__DIRECTION__. Exactly retype the lines from the top of the data through the line containing "from matplotlib.ticker import", leaving out every picture.

__DATA SEGMENT__.
---
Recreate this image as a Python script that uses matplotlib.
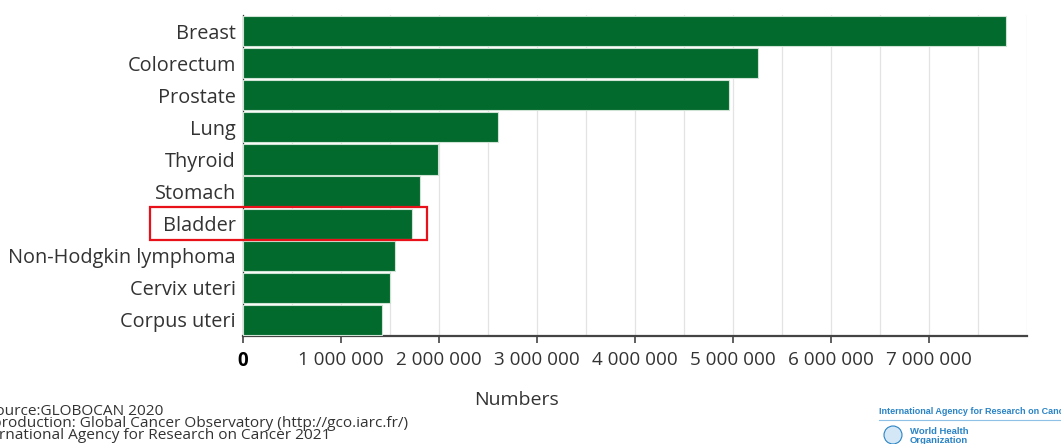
import matplotlib
matplotlib.use("Agg")
import matplotlib.pyplot as plt
from matplotlib.patches import Rectangle, Circle
from matplotlib.ticker import FixedLocator, MultipleLocator, FuncFormatter

# 5-year prevalence, both sexes (GLOBOCAN 2020)
cancer_sites = ["Breast", "Colorectum", "Prostate", "Lung", "Thyroid",
                "Stomach", "Bladder", "Non-Hodgkin lymphoma", "Cervix uteri",
                "Corpus uteri"]
prevalence = [7790717, 5253335, 4956901, 2604791, 1984927,
              1805968, 1720625, 1550878, 1495211, 1415880]
x_ticks = [0, 1000000, 2000000, 3000000, 4000000, 5000000, 6000000, 7000000]
highlight_site = "Bladder"

W, H = 1061, 444
plt.rcParams["font.family"] = ["Open Sans", "DejaVu Sans"]

fig = plt.figure(figsize=(W / 100, H / 100), dpi=100)
ax = fig.add_axes([243 / W, 1 - 336 / H, 784 / W, 321 / H])

bar_green = "#036a2e"
positions = list(range(len(cancer_sites)))
ax.barh(positions, prevalence, height=0.94, color=bar_green,
        edgecolor="#cfe3d5", linewidth=0.8, zorder=3)

ax.set_xlim(0, 8000000)
ax.set_ylim(len(cancer_sites) - 0.5, -0.5)

ax.set_yticks(positions)
ax.set_yticklabels(cancer_sites, fontsize=14.3, color="#333333")
ax.tick_params(axis="y", length=0, pad=5)

ax.xaxis.set_major_locator(FixedLocator(x_ticks))
ax.xaxis.set_minor_locator(MultipleLocator(500000))


def spaced(v, _pos):
    return f"{int(v):,}".replace(",", " ")


ax.xaxis.set_major_formatter(FuncFormatter(spaced))
ax.tick_params(axis="x", which="major", length=5, width=1.2, color="#444444",
               labelsize=13.6, labelcolor="#333333", pad=6)
ax.tick_params(axis="x", which="minor", length=0)
for lbl in ax.get_xticklabels():
    if lbl.get_text() == "0":
        lbl.set_fontweight("bold")
        lbl.set_color("#000000")

ax.grid(axis="x", which="both", color="#e3e3e3", linewidth=0.9, zorder=0)
ax.set_axisbelow(True)

for side in ("top", "right"):
    ax.spines[side].set_visible(False)
ax.spines["bottom"].set_color("#444444")
ax.spines["bottom"].set_linewidth(1.6)
ax.spines["left"].set_color("#2b3b30")
ax.spines["left"].set_linewidth(0.9)

# highlight box around the selected site
hi = cancer_sites.index(highlight_site)
x0 = -950000
box = Rectangle((x0, hi - 0.515), prevalence[hi] + 160000 - x0, 1.03,
                fill=False, edgecolor="#e8111a", linewidth=1.6,
                clip_on=False, zorder=5)
ax.add_patch(box)

# axis title
fig.text(517 / W, 1 - 400 / H, "Numbers", fontsize=14, color="#333333",
         ha="center", va="center")

# source notes (left edge runs past the figure border)
notes = ["Source:GLOBOCAN 2020",
         "Reproduction: Global Cancer Observatory (http://gco.iarc.fr/)",
         "International Agency for Research on Cancer 2021"]
note_left = [-13, -26, -29]
for i, (txt, px) in enumerate(zip(notes, note_left)):
    fig.text(px / W, 1 - (415 + 12 * i) / H, txt, fontsize=11.1,
             color="#333333", ha="left", va="baseline")

# agency logos
blue = "#2a84c6"
logo_font = ["Liberation Sans", "DejaVu Sans"]
fig.text(879 / W, 1 - 414 / H, "International Agency for Research on Cancer",
         fontsize=6.5, fontweight="bold", color=blue, ha="left", va="baseline",
         family=logo_font)
fig.add_artist(plt.Line2D([879 / W, 1.0], [1 - 420 / H, 1 - 420 / H],
                          color="#8fc1e6", linewidth=0.8))
fig.add_artist(Circle((8.93, (H - 435) / 100), 0.09,
                      transform=fig.dpi_scale_trans,
                      facecolor="#d3e7f6", edgecolor=blue, linewidth=0.8))
fig.text(910 / W, 1 - 434 / H, "World Health", fontsize=6.8, fontweight="bold",
         color=blue, ha="left", va="baseline", family=logo_font)
fig.text(910 / W, 1 - 443 / H, "Organization", fontsize=6.8, fontweight="bold",
         color=blue, ha="left", va="baseline", family=logo_font)

fig.savefig("out.png", dpi=100, facecolor="white")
---
__EXERCISE ANSWER__.
Recreate this image as a Python script that uses matplotlib.
import matplotlib
matplotlib.use("Agg")
import matplotlib.pyplot as plt
from matplotlib.patches import Rectangle, Circle
from matplotlib.ticker import FixedLocator, MultipleLocator, FuncFormatter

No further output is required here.